Academic journal article Social Work Research

Community-Level Factors and Child Maltreatment in a Suburban County

Academic journal article Social Work Research

Community-Level Factors and Child Maltreatment in a Suburban County

Article excerpt

The research discussed in this article examined the relationship between neighborhood structural factors and child maltreatment report rates in a suburban county through replication of a method used in a study of child maltreatment in Cleveland, Ohio. Rates of child maltreatment were calculated for the county's 159 census tracts. Principal components analysis of 11 variables hypothesized to represent structural features of community social organization produced three factors, instability, economic disadvantage, and family characteristics. The three factors, plus interaction terms, accounted for 43.6 percent of the variance in the rates of child maltreatment. Comparison with the Cleveland results revealed differences in the role of instability in predicting neighborhood level maltreatment rates.

Key words: aggregate analysis; child maltreatment; neighborhood

Current explanations for child maltreatment focus on interacting individual, family, and neighborhood factors and suggest that neighborhoods have etiological significance (National Research Council, 1993). Although interest in neighborhood influences on child maltreatment has increased, research that seeks to uncover the relationship between neighborhoods and child maltreatment has lagged behind research into individual and family correlates.

Two complementary theoretical frameworks suggest that neighborhood characteristics are connected to child maltreatment.
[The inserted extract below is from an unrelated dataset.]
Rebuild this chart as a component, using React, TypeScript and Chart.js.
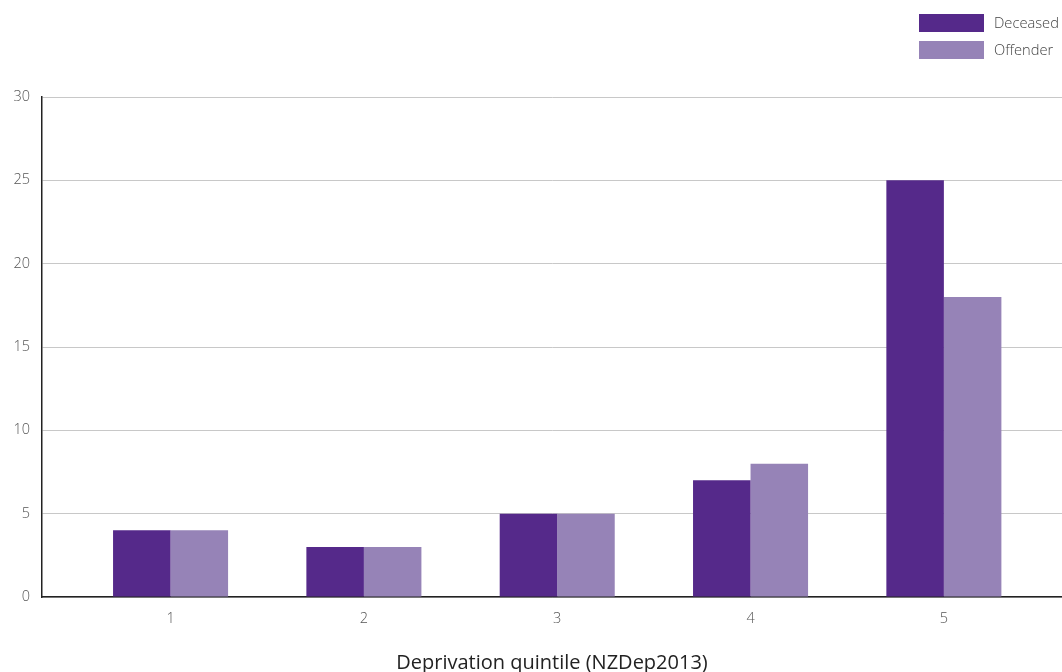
import React, { useEffect, useRef } from "react";
import { Chart, registerables } from "chart.js";

Chart.register(...registerables);

const categories = [1, 2, 3, 4, 5];
const deceased = [4, 3, 5, 7, 25];
const offender = [4, 3, 5, 8, 18];
const yTicks = [0, 5, 10, 15, 20, 25, 30];
const seriesLabels = ["Deceased", "Offender"];
const seriesColors = ["#55298A", "#9683B7"];
const xTitle = "Deprivation quintile (NZDep2013)";

const FONT = "'Open Sans', 'Lato', sans-serif";

const legendPlugin = {
  id: "stackedLegend",
  afterDraw(chart: any) {
    const ctx = chart.ctx;
    ctx.save();
    ctx.font = `300 14.7px ${FONT}`;
    ctx.textBaseline = "middle";
    ctx.textAlign = "left";
    chart.data.datasets.forEach((ds: any, i: number) => {
      const y = 14 + i * 27;
      ctx.fillStyle = ds.backgroundColor;
      ctx.fillRect(919, y, 65, 18);
      ctx.fillStyle = "#444";
      ctx.fillText(ds.label, 994, y + 9.5);
    });
    ctx.restore();
  },
};

export default function App() {
  const ref = useRef<HTMLCanvasElement>(null);
  useEffect(() => {
    document.body.style.margin = "0";
    const chart = new Chart(ref.current!, {
      type: "bar",
      data: {
        datasets: [deceased, offender].map((vals, k) => ({
          label: seriesLabels[k],
          data: categories.map((c, i) => ({ x: c, y: vals[i] })),
          backgroundColor: seriesColors[k],
          borderWidth: 0,
          categoryPercentage: 0.595,
          barPercentage: 1,
        })),
      },
      options: {
        animation: false,
        responsive: false,
        maintainAspectRatio: false,
        layout: { padding: { top: 97, left: 0, right: 0, bottom: 0 } },
        plugins: { legend: { display: false }, tooltip: { enabled: false } },
        scales: {
          x: {
            type: "linear",
            offset: false,
            min: 0.335,
            max: 5.611,
            afterBuildTicks: (s: any) => {
              s.ticks = categories.map((v) => ({ value: v }));
            },
            afterFit: (s: any) => {
              s.height = 75;
            },
            grid: { display: true, offset: false, color: "transparent", drawTicks: false },
            border: { display: true, color: "#222", width: 1.5 },
            ticks: {
              padding: 13,
              color: "#555",
              font: { family: FONT, size: 14.5, weight: "300" },
              callback: (v: any) => String(v),
            },
            title: {
              display: true,
              text: xTitle,
              color: "#222",
              padding: { top: 0, bottom: -3 },
              font: { family: FONT, size: 20, weight: "400" },
            },
          },
          y: {
            min: 0,
            max: 30,
            afterBuildTicks: (s: any) => {
              s.ticks = yTicks.map((v) => ({ value: v }));
            },
            afterFit: (s: any) => {
              s.width = 42;
            },
            grid: { color: "#c8c8c8", drawTicks: false, lineWidth: 1 },
            border: { display: true, color: "#222", width: 1.5 },
            ticks: {
              padding: 12,
              color: "#555",
              font: { family: FONT, size: 14.5, weight: "300" },
            },
          },
        },
      },
      plugins: [legendPlugin],
    } as any);
    return () => chart.destroy();
  }, []);
  return (
    <div style={{ position: "absolute", left: 0, top: 0, width: 1062, height: 672 }}>
      <canvas ref={ref} width={1062} height={672} style={{ width: 1062, height: 672 }} />
    </div>
  );
}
The ecological perspective suggests that a family's immediate social context helps determine whether maltreatment occurs. Ecological models treat families as embedded in neighborhoods and communities that are shaped by social, political, economic, and demographic factors. They suggest that some families are at greater risk of abusing and neglecting their children because of the neighborhood in which they live. A neighborhood, which encompasses both physical environment and social networks, is a setting for informal networks and formal organizations that provide behavioral norms, support, identity, and status for the individuals living there (Gephart, 1997). The rate of child maltreatment is one indicator of how families adapt to and are affected by environmental and socioeconomic factors; it is an indicator of the quality of life in a neighborhood

Community social organization, defined as "the patterns and functions of formal and informal networks and institutions and organizations in a locale", as cited by Coulton et al., 1995), connects a neighborhood's macrostructural characteristics (that is, poverty, economic decline, residential mobility, and family disruption) with behaviors such as child maltreatment. Research that uses this framework has linked community variation in juvenile delinquency and crime rates to economic status, ethnic heterogeneity, residential mobility, population density, housing density, family disruption, and rates of community change (for discussion, see Sampson, 1992, 1993). High residential mobility, family disruption, and an absence of community structures that support and oversee families in stress are more likely to affect low-income neighborhoods.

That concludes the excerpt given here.